## GIVEN REQUEST
Copy from the first line below down to and including the line with "xticks = [1200, 1300, 1400, 1500, 1600, 1700, 1800, 1900, 2000]". Skip the pictures.

## DATA SHOWN
◇ ◇ ◇

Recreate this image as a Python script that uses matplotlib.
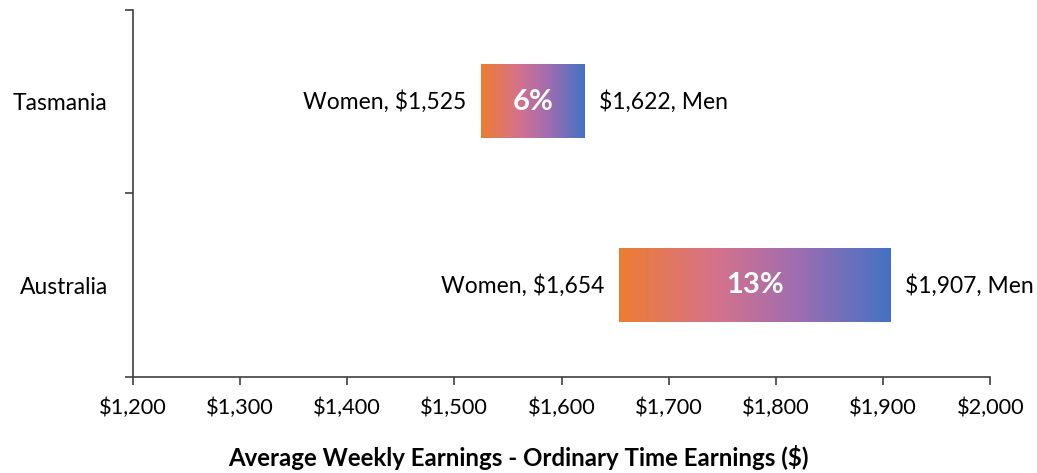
import numpy as np
import matplotlib.pyplot as plt
from matplotlib.colors import LinearSegmentedColormap

plt.rcParams['font.family'] = ['Lato', 'DejaVu Sans']

regions = ['Australia', 'Tasmania']
women = [1654, 1525]
men = [1907, 1622]
gap = ['13%', '6%']
xticks = [1200, 1300, 1400, 1500, 1600, 1700, 1800, 1900, 2000]

cmap = LinearSegmentedColormap.from_list(
    'gap', [(0, '#ED7D31'), (0.35, '#D6728A'), (0.65, '#A06DB0'), (1, '#4472C4')])
grad = np.linspace(0, 1, 256).reshape(1, -1)

fig = plt.figure(figsize=(10.37, 4.73), dpi=100)
ax = fig.add_axes([0.128, 0.203, 0.827, 0.776])

h = 0.4
for i in range(len(regions)):
    ax.imshow(grad, cmap=cmap, aspect='auto', interpolation='bicubic',
              extent=[women[i], men[i], i - h / 2, i + h / 2], zorder=2)
    ax.text((women[i] + men[i]) / 2, i, gap[i], color='white', fontsize=21,
            fontweight='bold', ha='center', va='center', zorder=3)
    ax.annotate('Women, $%s' % format(women[i], ','), (women[i], i),
                xytext=(-11, 0), textcoords='offset points',
                ha='right', va='center', fontsize=16.5)
    ax.annotate('$%s, Men' % format(men[i], ','), (men[i], i),
                xytext=(10, 0), textcoords='offset points',
                ha='left', va='center', fontsize=16.5)

ax.set_xlim(1200, 2000)
ax.set_ylim(-0.5, 1.5)
ax.set_xticks(xticks)
ax.set_xticklabels(['$' + format(v, ',') for v in xticks], fontsize=15.7)
ax.set_yticks([-0.5, 0.5, 1.5])
ax.set_yticklabels([])
ax.set_yticks([0, 1], minor=True)
ax.set_yticklabels(regions, minor=True, fontsize=16.5)
ax.tick_params(axis='y', which='minor', length=0, pad=18)
ax.tick_params(axis='both', which='major', length=6, color='#404040', width=1.2)
ax.tick_params(axis='x', pad=9)

for s in ['top', 'right']:
    ax.spines[s].set_visible(False)
for s in ['left', 'bottom']:
    ax.spines[s].set_color('#404040')
    ax.spines[s].set_linewidth(1.2)

ax.set_xlabel('Average Weekly Earnings - Ordinary Time Earnings ($)',
              fontsize=17.3, fontweight='bold')
ax.xaxis.set_label_coords(0.45, -0.185)

fig.savefig('out.png', dpi=100)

◇ ◇ ◇

## REPLY TO THE TASK
Recreate this image as a Python script that uses matplotlib.
import numpy as np
import matplotlib.pyplot as plt
from matplotlib.colors import LinearSegmentedColormap

plt.rcParams['font.family'] = ['Lato', 'DejaVu Sans']

regions = ['Australia', 'Tasmania']
women = [1654, 1525]
men = [1907, 1622]
gap = ['13%', '6%']
xticks = [1200, 1300, 1400, 1500, 1600, 1700, 1800, 1900, 2000]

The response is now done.